Part of the reason for the high number of applications was the school’s location in the nation’s capital, Hudson said.

“GW’s School of Medicine and Health Sciences continues to attract students from across the country and around the world who want to learn, live and work in our nation’s capital,” Hudson said in an e-mail, adding that the SMHS offers students, “hands-on, real-world experience in community and urban health, emergency management, global health, health policy, integrative medicine, medical education leadership, medical humanities and research.”

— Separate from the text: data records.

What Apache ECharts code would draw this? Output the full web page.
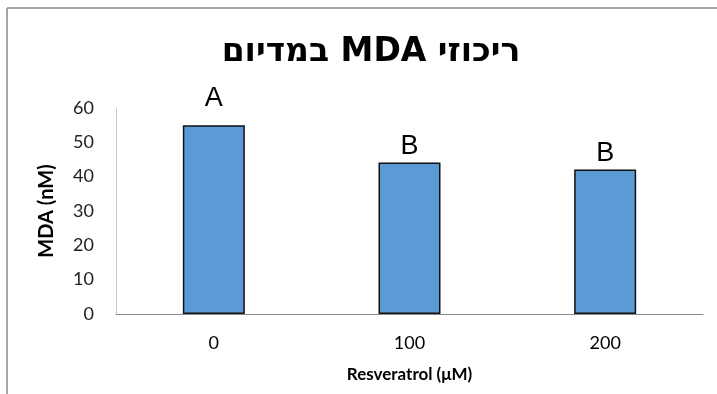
<!DOCTYPE html>
<html>
<head>
<meta charset="utf-8">
<script src="https://cdn.jsdelivr.net/npm/echarts@6/dist/echarts.min.js"></script>
<style>
  html, body { margin: 0; padding: 0; background: #fff; }
  #chart { width: 717px; height: 394px; }
</style>
</head>
<body>
<div id="chart"></div>
<script>
// data
const titleText = 'ריכוזי MDA במדיום'
const categories = ['0', '100', '200']
const mdaValues = [55, 44.1, 42.1]
const groupLetters = ['A', 'B', 'B']
const letterGaps = [13, 3, 2]
const yTicks = { min: 0, max: 60, interval: 10 }

const chart = echarts.init(document.getElementById('chart'))
const tickFont = 'Lato, "Liberation Sans", sans-serif'

chart.setOption({
  animation: false,
  backgroundColor: '#fff',
  title: {
    // RTL embedding so the Hebrew reads in the right order
    text: '\u202B' + titleText + '\u202C',
    left: 366,
    top: 31,
    textAlign: 'center',
    textStyle: {
      fontFamily: '"DejaVu Sans", "Liberation Sans", sans-serif',
      fontWeight: 'bold',
      fontSize: 33,
      color: '#000'
    }
  },
  graphic: [
    { type: 'line', shape: { x1: 7, y1: 8, x2: 717, y2: 8 }, style: { stroke: '#8a8a8a', lineWidth: 1.5 } },
    { type: 'line', shape: { x1: 7, y1: 8, x2: 7, y2: 394 }, style: { stroke: '#8a8a8a', lineWidth: 1.5 } }
  ],
  grid: { left: 116, right: 14, top: 108, bottom: 80 },
  xAxis: {
    type: 'category',
    data: categories,
    name: 'Resveratrol (μM)',
    nameLocation: 'middle',
    nameGap: 52,
    nameTextStyle: { fontFamily: tickFont, fontWeight: 'bold', fontSize: 17, color: '#000' },
    axisLine: { lineStyle: { color: '#8c8c8c', width: 1 } },
    axisTick: { show: false },
    axisLabel: { fontFamily: tickFont, fontSize: 18, color: '#000', margin: 20 }
  },
  yAxis: {
    type: 'value',
    min: yTicks.min,
    max: yTicks.max,
    interval: yTicks.interval,
    name: 'MDA (nM)',
    nameLocation: 'middle',
    nameGap: 59,
    nameTextStyle: { fontFamily: tickFont, fontWeight: 'bold', fontSize: 20, color: '#000' },
    axisLine: { show: true, lineStyle: { color: '#c8c8c8', width: 1 } },
    axisTick: { show: false },
    splitLine: { show: false },
    axisLabel: { fontFamily: tickFont, fontSize: 18, color: '#222', margin: 22 }
  },
  series: [
    {
      type: 'bar',
      barWidth: 62,
      data: mdaValues.map((v, i) => ({
        value: v,
        label: { distance: letterGaps[i] }
      })),
      itemStyle: { color: '#5B9BD5', borderColor: '#111', borderWidth: 1.5 },
      label: {
        show: true,
        position: 'top',
        formatter: p => groupLetters[p.dataIndex],
        fontFamily: '"Liberation Sans", sans-serif',
        fontSize: 27,
        color: '#000'
      }
    }
  ]
})
</script>
</body>
</html>
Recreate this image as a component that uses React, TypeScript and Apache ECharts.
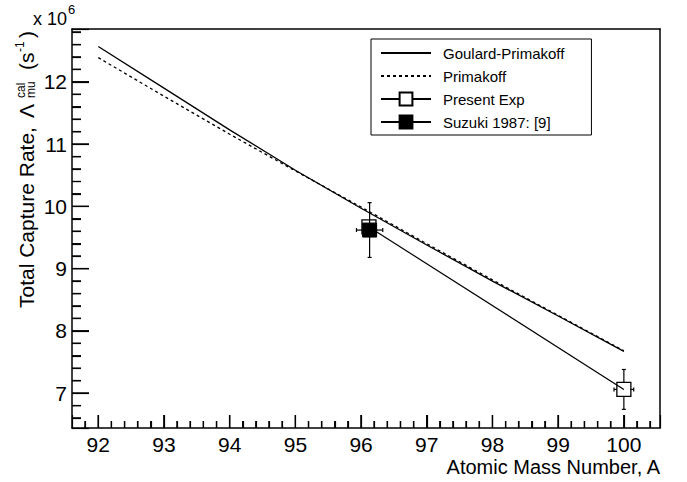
import React, { useEffect, useRef } from "react";
import * as echarts from "echarts";

const massNumbers = [92, 93, 94, 95, 96, 97, 98, 99, 100];
const goulardPrimakoff = [12.57, 11.9, 11.23, 10.58, 9.97, 9.38, 8.8, 8.24, 7.67];
const primakoff = [12.39, 11.77, 11.16, 10.57, 9.99, 9.4, 8.82, 8.25, 7.68];

const presentExpA = [96.12, 100];
const presentExpRate = [9.67, 7.06];
const presentExpErrA = [0, 0.15];
const presentExpErrRate = [0, 0.32];

const suzukiA = [96.13];
const suzukiRate = [9.62];
const suzukiErrA = [0.2];
const suzukiErrRate = [0.44];

const xMin = 91.6;
const xMax = 100.55;
const yMin = 6.44;
const yMax = 12.85;
const xMajorTicks = [91, 92, 93, 94, 95, 96, 97, 98, 99, 100, 101];
const yMajorTicks = [6, 7, 8, 9, 10, 11, 12, 13];
const minorDivisions = 5;

const FONT = "'Liberation Sans', Arial, Helvetica, sans-serif";
const MARK = 14;
const GRID = { left: 72, top: 29, right: 27, bottom: 54 };
const W = 687;
const H = 482;

const isInt = (v: number) => Math.abs(v - Math.round(v)) < 1e-6;

export default function App() {
  const ref = useRef<HTMLDivElement>(null);

  useEffect(() => {
    if (!ref.current) return;
    const chart = echarts.init(ref.current, null, { renderer: "svg" });

    const gpData = massNumbers.map((a, i) => [a, goulardPrimakoff[i]]);
    const pData = massNumbers.map((a, i) => [a, primakoff[i]]);
    const expData = presentExpA.map((a, i) => [a, presentExpRate[i]]);
    const suzData = suzukiA.map((a, i) => [a, suzukiRate[i]]);

    const errData = [
      ...presentExpA.map((a, i) => [a, presentExpRate[i], presentExpErrA[i], presentExpErrRate[i]]),
      ...suzukiA.map((a, i) => [a, suzukiRate[i], suzukiErrA[i], suzukiErrRate[i]]),
    ].filter((d) => d[2] > 0 || d[3] > 0);

    const tickList = (majors: number[], lo: number, hi: number) => {
      const out: { v: number; major: boolean }[] = [];
      majors.forEach((m) => {
        for (let k = 0; k < minorDivisions; k++) {
          const v = m + k / minorDivisions;
          if (v > lo + 1e-6 && v < hi - 1e-6) out.push({ v, major: k === 0 });
        }
      });
      return out;
    };
    const xTicks = tickList(xMajorTicks, xMin, xMax);
    const yTicks = tickList(yMajorTicks, yMin, yMax);

    const plotW = W - GRID.left - GRID.right;
    const plotH = H - GRID.top - GRID.bottom;
    const yPerPx = (yMax - yMin) / plotH;
    const xPerPx = (xMax - xMin) / plotW;

    const xTickSegs: any[] = [];
    xTicks.forEach((t) => {
      const len = (t.major ? 13 : 7) * yPerPx;
      xTickSegs.push([t.v, yMin], [t.v, yMin + len], [t.v, "-"]);
    });
    const yTickSegs: any[] = [];
    yTicks.forEach((t) => {
      const len = (t.major ? 17 : 9) * xPerPx;
      yTickSegs.push([xMin, t.v], [xMin + len, t.v], ["-", t.v]);
    });

    const half = MARK / 2;
    const cap = 2;

    const frameAxisCommon = {
      axisTick: { show: false },
      minorTick: { show: false },
      axisLabel: { show: false },
      splitLine: { show: false },
      minorSplitLine: { show: false },
      axisLine: { show: true, onZero: false, lineStyle: { color: "#000", width: 1.5 } },
    };

    const titleGraphics: any[] = [
      {
        type: "text",
        x: 33,
        y: 19,
        style: { text: "x 10", fontSize: 18, fontFamily: FONT, fill: "#000", verticalAlign: "middle", align: "left" },
      },
      {
        type: "text",
        x: 68,
        y: 9,
        style: { text: "6", fontSize: 13, fontFamily: FONT, fill: "#000", verticalAlign: "middle", align: "left" },
      },
      {
        type: "text",
        x: 660,
        y: 467,
        style: {
          text: "Atomic Mass Number, A",
          fontSize: 20,
          fontFamily: FONT,
          fill: "#000",
          verticalAlign: "middle",
          align: "right",
        },
      },
      {
        type: "group",
        x: 26,
        y: 308,
        rotation: Math.PI / 2,
        children: [
          { type: "text", x: 0, y: 0, style: { text: "Total Capture Rate,", fontSize: 21, fontFamily: FONT, fill: "#000", verticalAlign: "middle", align: "left" } },
          { type: "text", x: 190, y: 0, style: { text: "Λ", fontSize: 21, fontFamily: FONT, fill: "#000", verticalAlign: "middle", align: "left" } },
          { type: "text", x: 210, y: -5, style: { text: "cal", fontSize: 12, fontFamily: FONT, fill: "#000", verticalAlign: "middle", align: "left" } },
          { type: "text", x: 210, y: 5, style: { text: "mu", fontSize: 12, fontFamily: FONT, fill: "#000", verticalAlign: "middle", align: "left" } },
          { type: "text", x: 238, y: 0, style: { text: "(s", fontSize: 21, fontFamily: FONT, fill: "#000", verticalAlign: "middle", align: "left" } },
          { type: "text", x: 256, y: -6, style: { text: "-1", fontSize: 12, fontFamily: FONT, fill: "#000", verticalAlign: "middle", align: "left" } },
          { type: "text", x: 270, y: 0, style: { text: ")", fontSize: 21, fontFamily: FONT, fill: "#000", verticalAlign: "middle", align: "left" } },
        ],
      },
    ];

    const option: any = {
      animation: false,
      backgroundColor: "#fff",
      textStyle: { fontFamily: FONT },
      grid: { ...GRID, show: false },
      xAxis: [
        {
          type: "value",
          min: xMin,
          max: xMax,
          minInterval: 1,
          maxInterval: 1,
          splitNumber: 9,
          axisLine: { show: true, onZero: false, lineStyle: { color: "#000", width: 1.5 } },
          axisTick: { show: true, inside: true, length: 13, lineStyle: { color: "#000", width: 1.2 } },
          minorTick: { show: true, splitNumber: 5, length: 7, lineStyle: { color: "#000", width: 1.2 } },
          splitLine: { show: false },
          minorSplitLine: { show: false },
          axisLabel: {
            color: "#000",
            fontSize: 21,
            fontFamily: FONT,
            margin: 6,
            formatter: (v: number) => (isInt(v) ? String(Math.round(v)) : ""),
          },
        },
        { type: "value", position: "top", min: xMin, max: xMax, ...frameAxisCommon },
      ],
      yAxis: [
        {
          type: "value",
          min: yMin,
          max: yMax,
          minInterval: 1,
          maxInterval: 1,
          splitNumber: 6,
          axisLine: { show: true, onZero: false, lineStyle: { color: "#000", width: 1.5 } },
          axisTick: { show: true, inside: true, length: 17, lineStyle: { color: "#000", width: 1.2 } },
          minorTick: { show: true, splitNumber: 5, length: 9, lineStyle: { color: "#000", width: 1.2 } },
          splitLine: { show: false },
          minorSplitLine: { show: false },
          axisLabel: {
            color: "#000",
            fontSize: 21,
            fontFamily: FONT,
            margin: 5,
            formatter: (v: number) => (isInt(v) ? String(Math.round(v)) : ""),
          },
        },
        { type: "value", position: "right", min: yMin, max: yMax, ...frameAxisCommon },
      ],
      legend: {
        orient: "vertical",
        left: 371,
        top: 39,
        padding: [6, 27, 5, 9],
        itemWidth: 50,
        itemHeight: 16,
        itemGap: 7,
        borderColor: "#000",
        borderWidth: 1,
        backgroundColor: "#fff",
        textStyle: { color: "#000", fontSize: 15, fontFamily: FONT, lineHeight: 16, padding: [0, 0, 0, 7] },
        data: [
          { name: "Goulard-Primakoff", itemStyle: { color: "rgba(0,0,0,0)", borderWidth: 0 } },
          { name: "Primakoff", itemStyle: { color: "rgba(0,0,0,0)", borderWidth: 0 } },
          { name: "Present Exp", itemStyle: { color: "#fff" } },
          { name: "Suzuki 1987: [9]" },
        ],
      },
      series: [
        {
          name: "x-ticks",
          type: "line",
          data: xTickSegs,
          symbol: "none",
          connectNulls: false,
          clip: false,
          silent: true,
          lineStyle: { color: "#000", width: 1.2 },
          z: 5,
        },
        {
          name: "y-ticks",
          type: "line",
          data: yTickSegs,
          symbol: "none",
          connectNulls: false,
          clip: false,
          silent: true,
          lineStyle: { color: "#000", width: 1.2 },
          z: 5,
        },
        {
          name: "Goulard-Primakoff",
          type: "line",
          data: gpData,
          symbol: "none",
          lineStyle: { color: "#000", width: 1.3 },
          itemStyle: { color: "#000" },
          z: 2,
        },
        {
          name: "Primakoff",
          type: "line",
          data: pData,
          symbol: "none",
          lineStyle: { color: "#000", width: 1.3, type: [3, 3] },
          itemStyle: { color: "#000" },
          z: 2,
        },
        {
          name: "Present Exp",
          type: "line",
          data: expData,
          symbol: "rect",
          symbolSize: MARK,
          showSymbol: true,
          lineStyle: { color: "#000", width: 1.2 },
          itemStyle: { color: "rgba(255,255,255,0)", borderColor: "#000", borderWidth: 1.3 },
          z: 3,
        },
        {
          name: "Suzuki 1987: [9]",
          type: "line",
          data: suzData,
          symbol: "rect",
          symbolSize: MARK,
          showSymbol: true,
          lineStyle: { color: "#000", width: 1.2 },
          itemStyle: { color: "#000", borderColor: "#000", borderWidth: 1 },
          z: 4,
        },
        {
          name: "errors",
          type: "custom",
          data: errData,
          z: 3,
          renderItem: (params: any, api: any) => {
            const x = api.value(0);
            const y = api.value(1);
            const ex = api.value(2);
            const ey = api.value(3);
            const c = api.coord([x, y]);
            const top = api.coord([x, y + ey])[1];
            const bot = api.coord([x, y - ey])[1];
            const left = api.coord([x - ex, y])[0];
            const right = api.coord([x + ex, y])[0];
            const st = { stroke: "#000", lineWidth: 1.2 };
            const children: any[] = [];
            if (ey > 0) {
              children.push(
                { type: "line", shape: { x1: c[0], y1: c[1] - half, x2: c[0], y2: top }, style: st },
                { type: "line", shape: { x1: c[0], y1: c[1] + half, x2: c[0], y2: bot }, style: st },
                { type: "line", shape: { x1: c[0] - cap, y1: top, x2: c[0] + cap, y2: top }, style: st },
                { type: "line", shape: { x1: c[0] - cap, y1: bot, x2: c[0] + cap, y2: bot }, style: st }
              );
            }
            if (ex > 0) {
              children.push(
                { type: "line", shape: { x1: c[0] - half, y1: c[1], x2: left, y2: c[1] }, style: st },
                { type: "line", shape: { x1: c[0] + half, y1: c[1], x2: right, y2: c[1] }, style: st },
                { type: "line", shape: { x1: left, y1: c[1] - cap, x2: left, y2: c[1] + cap }, style: st },
                { type: "line", shape: { x1: right, y1: c[1] - cap, x2: right, y2: c[1] + cap }, style: st }
              );
            }
            return { type: "group", children };
          },
        },
      ],
      graphic: titleGraphics,
    };

    chart.setOption(option);

    // Extra tick layer placed through the chart's own scale conversion
    try {
      const toPx = (v: number[]) => {
        const p = chart.convertToPixel({ xAxisIndex: 0, yAxisIndex: 0 }, v) as any;
        if (p && isFinite(p[0]) && isFinite(p[1])) return p as number[];
        return [
          GRID.left + ((v[0] - xMin) / (xMax - xMin)) * plotW,
          H - GRID.bottom - ((v[1] - yMin) / (yMax - yMin)) * plotH,
        ];
      };
      const st = { stroke: "#000", lineWidth: 1.2 };
      const tickGraphics: any[] = [];
      xTicks.forEach((t) => {
        const p = toPx([t.v, yMin]);
        const len = t.major ? 13 : 7;
        tickGraphics.push({ type: "line", z: 10, silent: true, shape: { x1: p[0], y1: p[1], x2: p[0], y2: p[1] - len }, style: st });
      });
      yTicks.forEach((t) => {
        const p = toPx([xMin, t.v]);
        const len = t.major ? 17 : 9;
        tickGraphics.push({ type: "line", z: 10, silent: true, shape: { x1: p[0], y1: p[1], x2: p[0] + len, y2: p[1] }, style: st });
      });
      chart.setOption({ graphic: [...titleGraphics, ...tickGraphics] });
    } catch (e) {
      // keep the chart as drawn
    }

    return () => chart.dispose();
  }, []);

  return (
    <div
      ref={ref}
      style={{ position: "fixed", left: 0, top: 0, width: W, height: H, background: "#fff" }}
    />
  );
}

The school was placed on probation in October by its accrediting body, the Liaison Committee on Medical Education, for failing to correct problems identified by the LCME months – and in some cases years – earlier. The areas cited by the LCME included curriculum management, a lack of study and lounge space, and affiliation agreements with faculty at off-campus sites.

Susan Hwang, a health professions advisor to GW undergraduates, said students did not seem to be concerned with the school’s probation.

“I had very few students come to me with any concerns regarding GW medical school’s probation status,” Hwang said in an e-mail.

In February, the school was notified that its plan to lift the probation was approved by the LCME.

At the time, SMHS Dean James Scott said some of the planned improvements included an overhaul of the database system to monitor curriculum, adding thousands of square feet of new study space, and rewriting some of the legal language in affiliation agreements.

“What we are and what we’ve been hasn’t really changed,” said Scott in regards to the probation.

The LCME will return in October to review the SMHS probation.